Exercise
Give an exact transcription of every line, dropping the images.
[BEGIN Dataset section]
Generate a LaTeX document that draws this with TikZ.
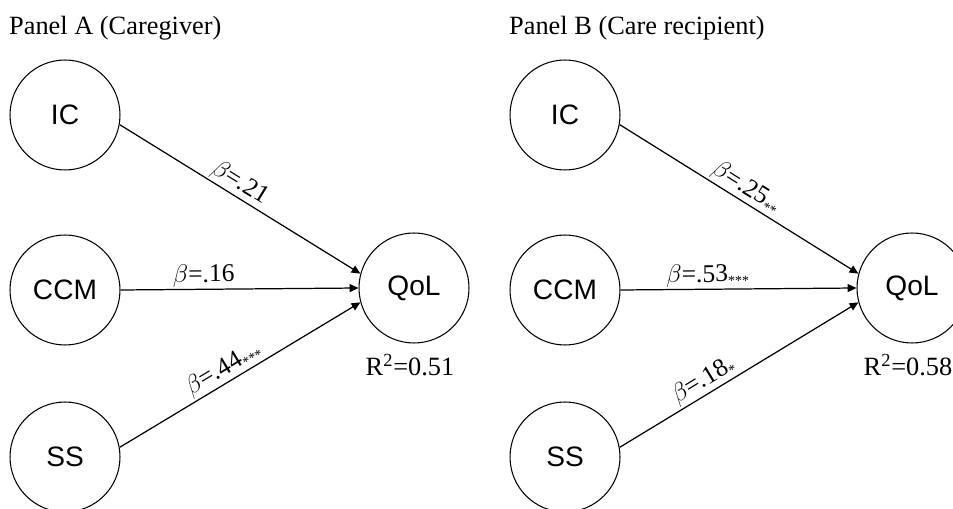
\documentclass[tikz,border=0pt]{standalone}
\usepackage{fontspec}
\setmainfont{Liberation Serif}
\setsansfont{Liberation Sans}
\usepackage{tikz}
\usetikzlibrary{arrows.meta}

\newcommand{\sig}[1]{\raisebox{-0.35ex}{\footnotesize#1}}

\begin{document}
\begin{tikzpicture}[x=0.02cm,y=-0.02cm,
    var/.style={draw,circle,line width=0.6pt,minimum size=2.2cm,inner sep=0pt,font=\sffamily\fontsize{16}{18}\selectfont},
    path/.style={line width=0.7pt,-{Triangle[length=5pt,width=4.5pt]}},
    coef/.style={font=\fontsize{14.5}{16}\selectfont,sloped,above,inner sep=1pt},
    lbl/.style={font=\fontsize{15}{17}\selectfont}]
    \useasboundingbox (0,0) rectangle (953,509);

    % Panel A
    \node[lbl,anchor=west] (titleA) at (3,28) {Panel A (Caregiver)};
    \node[var] (icA) at (65,115) {IC};
    \node[var] (ccmA) at (65,290) {CCM};
    \node[var] (ssA) at (65,457) {SS};
    \node[var] (qolA) at (414,288) {QoL};
    \node[lbl] (rA) at (410,365) {R\textsuperscript{2}=0.51};

    \draw[path] (icA.-10) -- node[coef,pos=0.47] {$\beta$=.21} (qolA.165);
    \draw[path] (ccmA.east) -- node[coef,pos=0.35] {$\beta$=.16} (qolA.west);
    \draw[path] (ssA.10) -- node[coef,pos=0.46] {$\beta$=.44\sig{***}} (qolA.195);

    % Panel B
    \node[lbl,anchor=west] (titleB) at (503,28) {Panel B (Care recipient)};
    \node[var] (icB) at (565,115) {IC};
    \node[var] (ccmB) at (565,290) {CCM};
    \node[var] (ssB) at (565,457) {SS};
    \node[var] (qolB) at (912,288) {QoL};
    \node[lbl] (rB) at (908,365) {R\textsuperscript{2}=0.58};

    \draw[path] (icB.-10) -- node[coef,pos=0.5] {$\beta$=.25\sig{**}} (qolB.165);
    \draw[path] (ccmB.east) -- node[coef,pos=0.37] {$\beta$=.53\sig{***}} (qolB.west);
    \draw[path] (ssB.10) -- node[coef,pos=0.38] {$\beta$=.18\sig{*}} (qolB.195);
\end{tikzpicture}
\end{document}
[END Dataset section]
Response to this exercise
Generate a LaTeX document that draws this with TikZ.
\documentclass[tikz,border=0pt]{standalone}
\usepackage{fontspec}
\setmainfont{Liberation Serif}
\setsansfont{Liberation Sans}
\usepackage{tikz}
\usetikzlibrary{arrows.meta}

\newcommand{\sig}[1]{\raisebox{-0.35ex}{\footnotesize#1}}

\begin{document}
\begin{tikzpicture}[x=0.02cm,y=-0.02cm,
    var/.style={draw,circle,line width=0.6pt,minimum size=2.2cm,inner sep=0pt,font=\sffamily\fontsize{16}{18}\selectfont},
    path/.style={line width=0.7pt,-{Triangle[length=5pt,width=4.5pt]}},
    coef/.style={font=\fontsize{14.5}{16}\selectfont,sloped,above,inner sep=1pt},
    lbl/.style={font=\fontsize{15}{17}\selectfont}]
    \useasboundingbox (0,0) rectangle (953,509);

    % Panel A
    \node[lbl,anchor=west] (titleA) at (3,28) {Panel A (Caregiver)};
    \node[var] (icA) at (65,115) {IC};
    \node[var] (ccmA) at (65,290) {CCM};
    \node[var] (ssA) at (65,457) {SS};
    \node[var] (qolA) at (414,288) {QoL};
    \node[lbl] (rA) at (410,365) {R\textsuperscript{2}=0.51};

    \draw[path] (icA.-10) -- node[coef,pos=0.47] {$\beta$=.21} (qolA.165);
    \draw[path] (ccmA.east) -- node[coef,pos=0.35] {$\beta$=.16} (qolA.west);
    \draw[path] (ssA.10) -- node[coef,pos=0.46] {$\beta$=.44\sig{***}} (qolA.195);

    % Panel B
    \node[lbl,anchor=west] (titleB) at (503,28) {Panel B (Care recipient)};
    \node[var] (icB) at (565,115) {IC};
    \node[var] (ccmB) at (565,290) {CCM};
    \node[var] (ssB) at (565,457) {SS};
    \node[var] (qolB) at (912,288) {QoL};
    \node[lbl] (rB) at (908,365) {R\textsuperscript{2}=0.58};

    \draw[path] (icB.-10) -- node[coef,pos=0.5] {$\beta$=.25\sig{**}} (qolB.165);
    \draw[path] (ccmB.east) -- node[coef,pos=0.37] {$\beta$=.53\sig{***}} (qolB.west);
    \draw[path] (ssB.10) -- node[coef,pos=0.38] {$\beta$=.18\sig{*}} (qolB.195);
\end{tikzpicture}
\end{document}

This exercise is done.